London Grip Poetry Review – Alex Josephy

Poetry review – AGAIN BEHOLD THE STARS: Emma Storr admires a prize-winning historical sequence by Alex Josephy

Again Behold the Stars  
Alex Josephy  
Cinammon Press 
ISBN 9781788  641388
33pp    £4.99


It is not surprising that Again Behold the Stars won the Cinnamon Press pamphlet award in 2022. These are beautifully crafted poems embracing loss and hope, endurance and survival in a sequence of poems about the siege of a walled Italian hill town during the winter of 1553. Despite the gap of centuries, we recognise immediately the emotional turmoil of war, the privations of compulsory confinement and the impressive resistance of the townspeople, particularly the women. Josephy tells us that her poems are ‘scorci’ – little glimpses of life during the siege and not necessarily connected, although there does appear to be a chronology to the 25 poems presented. She experiments with sonnet and madrigal forms, which add to the lyrical quality of her work.
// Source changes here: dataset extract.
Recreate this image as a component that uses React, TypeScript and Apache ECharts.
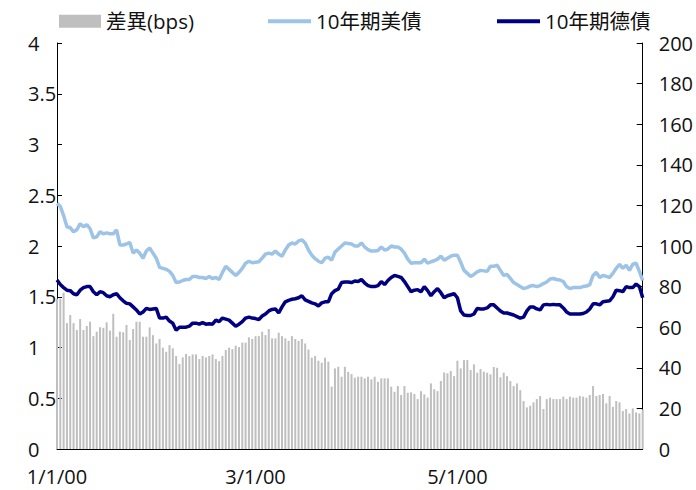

In the first poem in the book, we meet the young girl whose voice and experiences demonstrate the relentless tedium and deprivation of the people trapped inside the fortress:

A girl is always under siege,
always under guard, her own or others.

It’s clear that the female body is under constant threat from invaders as well as the hill town. Vigilance and anticipation of the enemy’s moves are necessary skills. Does this presage the end of the sequence when we learn the girl has become pregnant?

The besieged townspeople are always hungry. In “Water Soup”, the girl fantasises about the vegetables that might have been added to the thin broth.

The girl thickens this soup
with yellow wishes:
carrot ribbons, onion labyrinths,
sweet clouds of chestnuts.

We can almost taste these delicious ingredients because of the sensual nature of the imagery. Chestnuts are also mentioned in the poem “The One Tree” in which

chestnut broth              soothes her throat in dreams
chestnut bread         haunts her tongue

Spaces within the lines of the poem provide ‘scorci’ into the girl’s thoughts. The tree endures despite fungus and beetles, providing a symbol of resistance and hope during the siege. Another poem, “Redoubt”, takes up the theme of female fortitude. The fortress stands strong, defended by three women’s battalions uniformed in red and violet taffeta:

Against her stubborn wall
the cannonballs shatter
like fishermen’s glass floats,

The position of the fortress high up gives La Fortezza a good view across the plain all the way to the sea:

where boats cast off  as easily
as taffeta slips from the loom.

Freedom and escape are not far away. The gorgeously-clothed women and the sturdy building are both impressive. We know that this particular town has never been taken in war.

The girl remains nameless but is surrounded by older women who give advice or add humour to the dire situation with their crude jokes. Silvana, Guilia and Graziella are mentioned as well as aunt Carlina. The girl’s father has died fighting and ‘her most annoying brother’ has been sent out at night to shore up defences.

Age can also besiege people, as demonstrated in the poem “Great Grandmother”. Her body has been ‘weathered’ by eighty winters and under her skin she has a ‘cramp of iron muscles’.

                                       …. Aches 
bombard her, cares dig trenches,
starve and ravine her cheeks.

This is a vivid and imaginative way of describing the physical changes wrought by ageing.

Despite the lack of food, the young girl grows so that when she stands in an archway ‘for the first time, her fingers / brush the keystone.’ As she matures, the risk of sexual predation increases. In “Mud. Dust, Ice and Stars”, the girl and her sisters are making ‘clay cuckolds’ from mud, little dolls which they paint and give moustaches. The second stanza of this poem suggests that the girl has already lost some of her childish innocence as she is ‘carrying too many’ sins:

….what with the slapped baby, 
the stolen sip of best grappa.

The theme of predation continues in the next poem “Rosso” in which the girl is:

Carried to the ramparts,
dark red wine unlocks everything:
hearts, frosted fingers, history.

Nothing is explicit but the poem creates a sense of unease and of abuse by men within the fortress rather than by the enemy without, linking back to the first poem in the sequence. In “Straws”, we learn that aunt Carlina has chosen names ‘for when the baby comes’. And the girl:

     …counts vacant swift nests anchored
to the tower, crescent husks
that wait like fishing skiffs
on vertical stone sea.

The renewal of life provides an optimistic ending in this evocative imagery and echoes earlier poems that mention nests as symbols of safety and the arrival of Spring. Boats are also free to sail away.

Again Behold the Stars benefits from reading many times to savour Alex Josephy’s skill. She conjures up filmic scenes of this besieged town and its brave inhabitants using different poetic forms and original imagery. I can highly recommend it.